Film Deposition and Optical Properties of Cu-Based Metal Halide Cs3Cu2(I1-x Br x )5 Alloy via Mist Deposition

Cu-based metal halides, such as Cs3Cu2I5, have attracted significant attention as promising candidates for light-emitting diodes, photodetectors, and scintillators owing to their remarkable properties, including high photoluminescence quantum yield (PLQY), air stability, and nontoxicity. In particular, their emissive colors can be controlled by their halogen composition. However, a reliable technique for depositing halogen alloy thin films has not yet been established. Herein, we demonstrated the deposition of Cs3Cu2(I1-x Br x )5 alloy thin films via mist deposition, offering a scalable one-step method for Cu-based halide applications.
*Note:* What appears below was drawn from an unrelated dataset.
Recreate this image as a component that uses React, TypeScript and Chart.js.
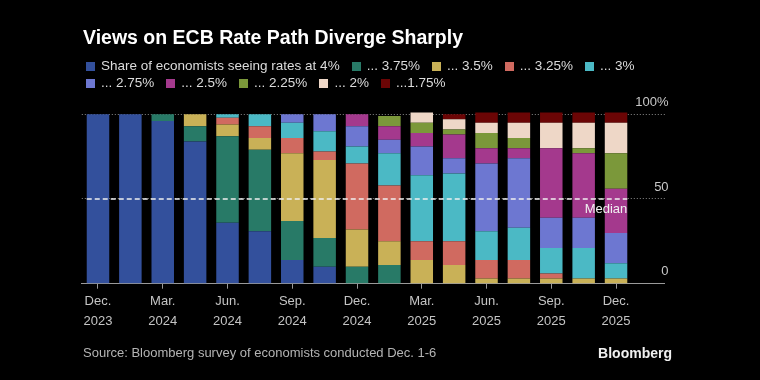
import React, { useEffect, useRef } from 'react';
import { Chart, registerables } from 'chart.js';

Chart.register(...registerables);

// ---- Data ----
const categories = [
  'Dec. 2023', 'Jan. 2024', 'Mar. 2024', 'Apr. 2024', 'Jun. 2024', 'Jul. 2024',
  'Sep. 2024', 'Oct. 2024', 'Dec. 2024', 'Jan. 2025', 'Mar. 2025', 'Apr. 2025',
  'Jun. 2025', 'Jul. 2025', 'Sep. 2025', 'Oct. 2025', 'Dec. 2025',
];

const rate400 = [100, 100, 96, 84, 36, 31, 14, 10, 0, 0, 0, 0, 0, 0, 0, 0, 0];
const rate375 = [0, 0, 4, 9, 51, 48, 23, 17, 10, 11, 0, 0, 0, 0, 0, 0, 0];
const rate350 = [0, 0, 0, 7, 7, 7, 40, 46, 22, 14, 14, 11, 3, 3, 3, 3, 3];
const rate325 = [0, 0, 0, 0, 4, 7, 9, 5, 39, 33, 11, 14, 11, 11, 3, 0, 0];
const rate300 = [0, 0, 0, 0, 2, 7, 9, 12, 10, 19, 39, 40, 17, 19, 15, 18, 9];
const rate275 = [0, 0, 0, 0, 0, 0, 5, 10, 12, 8, 17, 9, 40, 41, 18, 18, 18];
const rate250 = [0, 0, 0, 0, 0, 0, 0, 0, 7, 8, 8, 14, 9, 6, 41, 38, 26];
const rate225 = [0, 0, 0, 0, 0, 0, 0, 0, 0, 6, 6, 3, 9, 6, 0, 3, 21];
const rate200 = [0, 0, 0, 0, 0, 0, 0, 0, 0, 0, 6, 6, 6, 9, 15, 15, 18];
const rate175 = [0, 0, 0, 0, 0, 0, 0, 0, 0, 0, 0, 3, 6, 6, 6, 6, 6];

const seriesNames = [
  'Share of economists seeing rates at 4%', '... 3.75%', '... 3.5%', '... 3.25%', '... 3%',
  '... 2.75%', '... 2.5%', '... 2.25%', '... 2%', '...1.75%',
];
const seriesValues = [rate400, rate375, rate350, rate325, rate300, rate275, rate250, rate225, rate200, rate175];
const seriesColors = [
  '#33509c', '#287a67', '#c9b157', '#d06a60', '#4bb9c5',
  '#6d77d1', '#a4398d', '#7b983a', '#eed7c7', '#6b0505',
];

const yTickValues = [0, 50, 100];
const yTickLabels = ['0', '50', '100%'];
const medianValue = 50;
const medianLabel = 'Median';

const title = 'Views on ECB Rate Path Diverge Sharply';
const source = 'Source: Bloomberg survey of economists conducted Dec. 1-6';
const brand = 'Bloomberg';

const FONT = "'Liberation Sans', Arial, sans-serif";

const medianPlugin = {
  id: 'medianLine',
  afterDatasetsDraw(chart: any) {
    const { ctx, scales } = chart;
    const meta = chart.getDatasetMeta(0);
    const first = meta.data[0].getProps(['x', 'width'], true);
    const last = meta.data[categories.length - 1].getProps(['x', 'width'], true);
    const x1 = first.x - first.width / 2;
    const x2 = last.x + last.width / 2;
    const y = scales.y.getPixelForValue(medianValue);
    ctx.save();
    ctx.strokeStyle = '#f0f0f0';
    ctx.lineWidth = 1.5;
    ctx.setLineDash([5, 3]);
    ctx.beginPath();
    ctx.moveTo(x1, y);
    ctx.lineTo(x2, y);
    ctx.stroke();
    ctx.setLineDash([]);
    ctx.font = `13px ${FONT}`;
    ctx.fillStyle = '#f0f0f0';
    ctx.textAlign = 'right';
    ctx.textBaseline = 'middle';
    ctx.fillText(medianLabel, x2, y + 10);
    ctx.restore();
  },
};

export default function App() {
  const canvasRef = useRef<HTMLCanvasElement | null>(null);

  useEffect(() => {
    document.body.style.margin = '0';
    document.body.style.background = '#000';
    const canvas = canvasRef.current;
    if (!canvas) return;
    const labels = [...categories, ''];
    const chart = new Chart(canvas, {
      type: 'bar',
      data: {
        labels,
        datasets: seriesValues.map((vals, i) => ({
          label: seriesNames[i],
          data: vals,
          backgroundColor: seriesColors[i],
          borderWidth: 0,
          categoryPercentage: 1,
          barPercentage: 0.695,
        })),
      },
      options: {
        responsive: false,
        animation: false,
        layout: { padding: { left: 81.8, right: 87.4, top: 110.9, bottom: 46.3 } },
        plugins: {
          legend: { display: false },
          tooltip: { enabled: false },
        },
        scales: {
          x: {
            stacked: true,
            offset: true,
            grid: {
              offset: false,
              drawOnChartArea: false,
              drawTicks: true,
              tickLength: 5,
              tickColor: (c: any) => (c.index % 2 === 0 && c.index < categories.length ? '#9a9a9a' : 'rgba(0,0,0,0)'),
            },
            border: { display: true, color: '#9a9a9a', width: 1 },
            ticks: {
              autoSkip: false,
              maxRotation: 0,
              minRotation: 0,
              padding: 3,
              color: '#c4c4c4',
              font: { family: FONT, size: 13, lineHeight: 1.5 },
              callback: (_v: any, i: number) =>
                i % 2 === 0 && i < categories.length ? categories[i].split(' ') : '',
            },
          },
          y: {
            stacked: true,
            position: 'right',
            min: 0,
            max: 102,
            afterBuildTicks: (axis: any) => {
              axis.ticks = yTickValues.map((v) => ({ value: v }));
            },
            grid: {
              drawTicks: false,
              color: (c: any) => (c.tick && c.tick.value === 0 ? 'rgba(0,0,0,0)' : '#8a8a8a'),
              lineWidth: 1,
            },
            border: { display: false, dash: [1, 2] },
            ticks: {
              mirror: true,
              padding: 4,
              labelOffset: -12,
              color: '#c8c8c8',
              font: { family: FONT, size: 13 },
              callback: (v: any) => yTickLabels[yTickValues.indexOf(Number(v))] ?? '',
            },
          },
        },
      },
      plugins: [medianPlugin],
    });
    return () => chart.destroy();
  }, []);

  return (
    <div style={{ position: 'absolute', left: 0, top: 0, width: 760, height: 380, background: '#000', overflow: 'hidden', fontFamily: FONT }}>
      <canvas ref={canvasRef} width={760} height={380} style={{ position: 'absolute', left: 0, top: 0 }} />
      <div style={{ position: 'absolute', left: 83, top: 25, color: '#fff', fontWeight: 700, fontSize: 19.5, lineHeight: '24px', whiteSpace: 'nowrap' }}>
        {title}
      </div>
      <div style={{ position: 'absolute', left: 86, top: 58, width: 580, display: 'flex', flexWrap: 'wrap', columnGap: 12, rowGap: 1, color: '#dcdcdc', fontSize: 13.5, lineHeight: '16px' }}>
        {seriesNames.map((n, i) => (
          <div key={n} style={{ display: 'flex', alignItems: 'center', whiteSpace: 'nowrap' }}>
            <span style={{ display: 'inline-block', width: 9, height: 9, background: seriesColors[i], marginRight: 6 }} />
            <span>{n}</span>
          </div>
        ))}
      </div>
      <div style={{ position: 'absolute', left: 83, top: 345, color: '#b4b4b4', fontSize: 13, lineHeight: '16px', whiteSpace: 'nowrap' }}>
        {source}
      </div>
      <div style={{ position: 'absolute', right: 88, top: 344, color: '#f0f0f0', fontWeight: 700, fontSize: 14, lineHeight: '18px' }}>
        {brand}
      </div>
    </div>
  );
}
X-ray diffraction and energy-dispersive X-ray spectroscopy revealed the successful formation of halogen alloy thin films with precise compositional control by varying the halide precursors. Additionally, alloy thin films formed via mist deposition exhibited high-coverage surfaces. Moreover, they exhibited blue photoluminescence peaks ranging from 440 to 456 nm under ultraviolet irradiation and a high PLQY of approximately 60%, reaching 92.4% for Cs3Cu2I5 thin film. Furthermore, the photoluminescence decay curve exhibited microsecond-order long PL lifetimes indicative of emission from self-trapped excitons. This study represents a significant breakthrough in the development of scalable, high-performance Cu-based metal halide alloy thin films for optical applications.